§ THE EXERCISE
Each line below must be set down exactly; omit any image you find.

§ MATERIAL
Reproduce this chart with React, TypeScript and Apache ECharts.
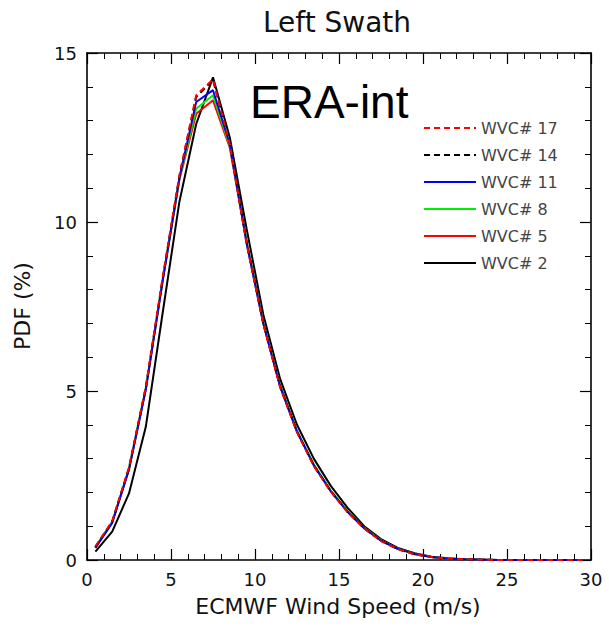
import React, { useEffect, useRef } from "react";
import * as echarts from "echarts";

// Bin centres of wind speed (m/s)
const windSpeed = [
  0.5, 1.5, 2.5, 3.5, 4.5, 5.5, 6.5, 7.5, 8.5, 9.5, 10.5, 11.5, 12.5, 13.5, 14.5,
  15.5, 16.5, 17.5, 18.5, 19.5, 20.5, 21.5, 22.5, 23.5, 24.5, 25.5, 26.5, 27.5, 28.5, 29.5,
];

// PDF (%) per WVC
const wvc2 = [0.25, 0.84, 1.97, 3.94, 7.3, 10.6, 12.9, 14.28, 12.5, 9.8, 7.25, 5.35, 4.0, 3.0, 2.2, 1.55, 1.0, 0.62, 0.36, 0.2, 0.1, 0.05, 0.02, 0.01, 0, 0, 0, 0, 0, 0];
const wvc5 = [0.38, 1.12, 2.68, 5.05, 8.25, 11.25, 13.2, 13.6, 12.2, 9.4, 7.0, 5.15, 3.8, 2.82, 2.05, 1.45, 0.95, 0.58, 0.33, 0.18, 0.09, 0.04, 0.02, 0.01, 0, 0, 0, 0, 0, 0];
const wvc8 = [0.37, 1.12, 2.7, 5.08, 8.28, 11.28, 13.35, 13.75, 12.25, 9.42, 7.02, 5.15, 3.82, 2.83, 2.06, 1.45, 0.95, 0.58, 0.33, 0.18, 0.09, 0.04, 0.02, 0.01, 0, 0, 0, 0, 0, 0];
const wvc11 = [0.36, 1.1, 2.68, 5.05, 8.25, 11.3, 13.55, 13.9, 12.3, 9.38, 6.98, 5.12, 3.8, 2.8, 2.04, 1.43, 0.94, 0.57, 0.33, 0.18, 0.09, 0.04, 0.02, 0.01, 0, 0, 0, 0, 0, 0];
const wvc14 = [0.38, 1.13, 2.72, 5.1, 8.3, 11.35, 13.7, 14.2, 12.35, 9.4, 7.0, 5.13, 3.8, 2.8, 2.04, 1.43, 0.94, 0.57, 0.32, 0.17, 0.09, 0.04, 0.02, 0.01, 0, 0, 0, 0, 0, 0];
const wvc17 = [0.4, 1.15, 2.74, 5.12, 8.35, 11.38, 13.75, 14.22, 12.3, 9.35, 6.97, 5.1, 3.78, 2.78, 2.03, 1.42, 0.93, 0.56, 0.32, 0.17, 0.09, 0.04, 0.02, 0.01, 0, 0, 0, 0, 0, 0];

const seriesNames = ["WVC# 2", "WVC# 5", "WVC# 8", "WVC# 11", "WVC# 14", "WVC# 17"];
const legendOrder = ["WVC# 17", "WVC# 14", "WVC# 11", "WVC# 8", "WVC# 5", "WVC# 2"];

const xTicksMax = 30;
const yTicksMax = 15;

export default function App() {
  const ref = useRef<HTMLDivElement>(null);

  useEffect(() => {
    if (!ref.current) return;
    const chart = echarts.init(ref.current, null, { renderer: "svg" });
    const pair = (vals: number[]) => windSpeed.map((x, i) => [x, vals[i]]);
    const font = "DejaVu Sans";

    const axisCommon = (show: boolean) => ({
      type: "value" as const,
      axisLine: { show: true, onZero: false, lineStyle: { color: "#000", width: 1.6 } },
      axisTick: { show: true, inside: true, length: 11, lineStyle: { color: "#000", width: 1.2 } },
      minorTick: { show: true, splitNumber: 5, length: 6, lineStyle: { color: "#000", width: 1 } },
      splitLine: { show: false },
      minorSplitLine: { show: false },
      axisLabel: { show, fontSize: 18, color: "#111", fontFamily: font, margin: 10 },
    });

    const mk = (name: string, vals: number[], color: string, dashed: boolean) => ({
      name,
      type: "line" as const,
      data: pair(vals),
      symbol: "none",
      showSymbol: false,
      lineStyle: { color, width: 2, type: dashed ? [6, 4] : "solid" },
      itemStyle: { color },
      xAxisIndex: 0,
      yAxisIndex: 0,
    });

    chart.setOption({
      animation: false,
      backgroundColor: "#fff",
      grid: { left: 87, right: 18, top: 53, bottom: 67, containLabel: false },
      xAxis: [
        { ...axisCommon(true), min: 0, max: xTicksMax, interval: 5, position: "bottom" },
        { ...axisCommon(false), min: 0, max: xTicksMax, interval: 5, position: "top" },
      ],
      yAxis: [
        { ...axisCommon(true), min: 0, max: yTicksMax, interval: 5, position: "left" },
        { ...axisCommon(false), min: 0, max: yTicksMax, interval: 5, position: "right" },
      ],
      legend: {
        orient: "vertical",
        left: 423,
        top: 120,
        padding: 0,
        itemWidth: 52,
        itemHeight: 14,
        itemGap: 11,
        data: legendOrder,
        itemStyle: { opacity: 0 },
        textStyle: { fontSize: 16, color: "#444", fontFamily: font },
      },
      series: [
        mk(seriesNames[0], wvc2, "#000000", false),
        mk(seriesNames[1], wvc5, "#ff0000", false),
        mk(seriesNames[2], wvc8, "#00ee00", false),
        mk(seriesNames[3], wvc11, "#0000ff", false),
        mk(seriesNames[4], wvc14, "#000000", true),
        mk(seriesNames[5], wvc17, "#ff0000", true),
      ],
      graphic: [
        {
          type: "text",
          x: 337,
          y: 22,
          style: { text: "Left Swath", fontSize: 28, fontFamily: font, fill: "#111", align: "center", verticalAlign: "middle" },
        },
        {
          type: "text",
          x: 250,
          y: 79,
          style: { text: "ERA-int", fontSize: 46, fontFamily: "Liberation Sans", fill: "#000", align: "left", verticalAlign: "top" },
        },
        {
          type: "text",
          x: 338,
          y: 606,
          style: { text: "ECMWF Wind Speed (m/s)", fontSize: 22, fontFamily: font, fill: "#111", align: "center", verticalAlign: "middle" },
        },
        {
          type: "text",
          x: 22,
          y: 306,
          rotation: Math.PI / 2,
          style: { text: "PDF (%)", fontSize: 22, fontFamily: font, fill: "#111", align: "center", verticalAlign: "middle" },
        },
      ],
    });
    return () => chart.dispose();
  }, []);

  return (
    <div
      ref={ref}
      style={{ position: "fixed", left: 0, top: 0, width: 609, height: 627, background: "#fff" }}
    />
  );
}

§ ANSWER
Reproduce this chart with React, TypeScript and Apache ECharts.
import React, { useEffect, useRef } from "react";
import * as echarts from "echarts";

// Bin centres of wind speed (m/s)
const windSpeed = [
  0.5, 1.5, 2.5, 3.5, 4.5, 5.5, 6.5, 7.5, 8.5, 9.5, 10.5, 11.5, 12.5, 13.5, 14.5,
  15.5, 16.5, 17.5, 18.5, 19.5, 20.5, 21.5, 22.5, 23.5, 24.5, 25.5, 26.5, 27.5, 28.5, 29.5,
];

// PDF (%) per WVC
const wvc2 = [0.25, 0.84, 1.97, 3.94, 7.3, 10.6, 12.9, 14.28, 12.5, 9.8, 7.25, 5.35, 4.0, 3.0, 2.2, 1.55, 1.0, 0.62, 0.36, 0.2, 0.1, 0.05, 0.02, 0.01, 0, 0, 0, 0, 0, 0];
const wvc5 = [0.38, 1.12, 2.68, 5.05, 8.25, 11.25, 13.2, 13.6, 12.2, 9.4, 7.0, 5.15, 3.8, 2.82, 2.05, 1.45, 0.95, 0.58, 0.33, 0.18, 0.09, 0.04, 0.02, 0.01, 0, 0, 0, 0, 0, 0];
const wvc8 = [0.37, 1.12, 2.7, 5.08, 8.28, 11.28, 13.35, 13.75, 12.25, 9.42, 7.02, 5.15, 3.82, 2.83, 2.06, 1.45, 0.95, 0.58, 0.33, 0.18, 0.09, 0.04, 0.02, 0.01, 0, 0, 0, 0, 0, 0];
const wvc11 = [0.36, 1.1, 2.68, 5.05, 8.25, 11.3, 13.55, 13.9, 12.3, 9.38, 6.98, 5.12, 3.8, 2.8, 2.04, 1.43, 0.94, 0.57, 0.33, 0.18, 0.09, 0.04, 0.02, 0.01, 0, 0, 0, 0, 0, 0];
const wvc14 = [0.38, 1.13, 2.72, 5.1, 8.3, 11.35, 13.7, 14.2, 12.35, 9.4, 7.0, 5.13, 3.8, 2.8, 2.04, 1.43, 0.94, 0.57, 0.32, 0.17, 0.09, 0.04, 0.02, 0.01, 0, 0, 0, 0, 0, 0];
const wvc17 = [0.4, 1.15, 2.74, 5.12, 8.35, 11.38, 13.75, 14.22, 12.3, 9.35, 6.97, 5.1, 3.78, 2.78, 2.03, 1.42, 0.93, 0.56, 0.32, 0.17, 0.09, 0.04, 0.02, 0.01, 0, 0, 0, 0, 0, 0];

const seriesNames = ["WVC# 2", "WVC# 5", "WVC# 8", "WVC# 11", "WVC# 14", "WVC# 17"];
const legendOrder = ["WVC# 17", "WVC# 14", "WVC# 11", "WVC# 8", "WVC# 5", "WVC# 2"];

const xTicksMax = 30;
const yTicksMax = 15;

export default function App() {
  const ref = useRef<HTMLDivElement>(null);

  useEffect(() => {
    if (!ref.current) return;
    const chart = echarts.init(ref.current, null, { renderer: "svg" });
    const pair = (vals: number[]) => windSpeed.map((x, i) => [x, vals[i]]);
    const font = "DejaVu Sans";

    const axisCommon = (show: boolean) => ({
      type: "value" as const,
      axisLine: { show: true, onZero: false, lineStyle: { color: "#000", width: 1.6 } },
      axisTick: { show: true, inside: true, length: 11, lineStyle: { color: "#000", width: 1.2 } },
      minorTick: { show: true, splitNumber: 5, length: 6, lineStyle: { color: "#000", width: 1 } },
      splitLine: { show: false },
      minorSplitLine: { show: false },
      axisLabel: { show, fontSize: 18, color: "#111", fontFamily: font, margin: 10 },
    });

    const mk = (name: string, vals: number[], color: string, dashed: boolean) => ({
      name,
      type: "line" as const,
      data: pair(vals),
      symbol: "none",
      showSymbol: false,
      lineStyle: { color, width: 2, type: dashed ? [6, 4] : "solid" },
      itemStyle: { color },
      xAxisIndex: 0,
      yAxisIndex: 0,
    });

    chart.setOption({
      animation: false,
      backgroundColor: "#fff",
      grid: { left: 87, right: 18, top: 53, bottom: 67, containLabel: false },
      xAxis: [
        { ...axisCommon(true), min: 0, max: xTicksMax, interval: 5, position: "bottom" },
        { ...axisCommon(false), min: 0, max: xTicksMax, interval: 5, position: "top" },
      ],
      yAxis: [
        { ...axisCommon(true), min: 0, max: yTicksMax, interval: 5, position: "left" },
        { ...axisCommon(false), min: 0, max: yTicksMax, interval: 5, position: "right" },
      ],
      legend: {
        orient: "vertical",
        left: 423,
        top: 120,
        padding: 0,
        itemWidth: 52,
        itemHeight: 14,
        itemGap: 11,
        data: legendOrder,
        itemStyle: { opacity: 0 },
        textStyle: { fontSize: 16, color: "#444", fontFamily: font },
      },
      series: [
        mk(seriesNames[0], wvc2, "#000000", false),
        mk(seriesNames[1], wvc5, "#ff0000", false),
        mk(seriesNames[2], wvc8, "#00ee00", false),
        mk(seriesNames[3], wvc11, "#0000ff", false),
        mk(seriesNames[4], wvc14, "#000000", true),
        mk(seriesNames[5], wvc17, "#ff0000", true),
      ],
      graphic: [
        {
          type: "text",
          x: 337,
          y: 22,
          style: { text: "Left Swath", fontSize: 28, fontFamily: font, fill: "#111", align: "center", verticalAlign: "middle" },
        },
        {
          type: "text",
          x: 250,
          y: 79,
          style: { text: "ERA-int", fontSize: 46, fontFamily: "Liberation Sans", fill: "#000", align: "left", verticalAlign: "top" },
        },
        {
          type: "text",
          x: 338,
          y: 606,
          style: { text: "ECMWF Wind Speed (m/s)", fontSize: 22, fontFamily: font, fill: "#111", align: "center", verticalAlign: "middle" },
        },
        {
          type: "text",
          x: 22,
          y: 306,
          rotation: Math.PI / 2,
          style: { text: "PDF (%)", fontSize: 22, fontFamily: font, fill: "#111", align: "center", verticalAlign: "middle" },
        },
      ],
    });
    return () => chart.dispose();
  }, []);

  return (
    <div
      ref={ref}
      style={{ position: "fixed", left: 0, top: 0, width: 609, height: 627, background: "#fff" }}
    />
  );
}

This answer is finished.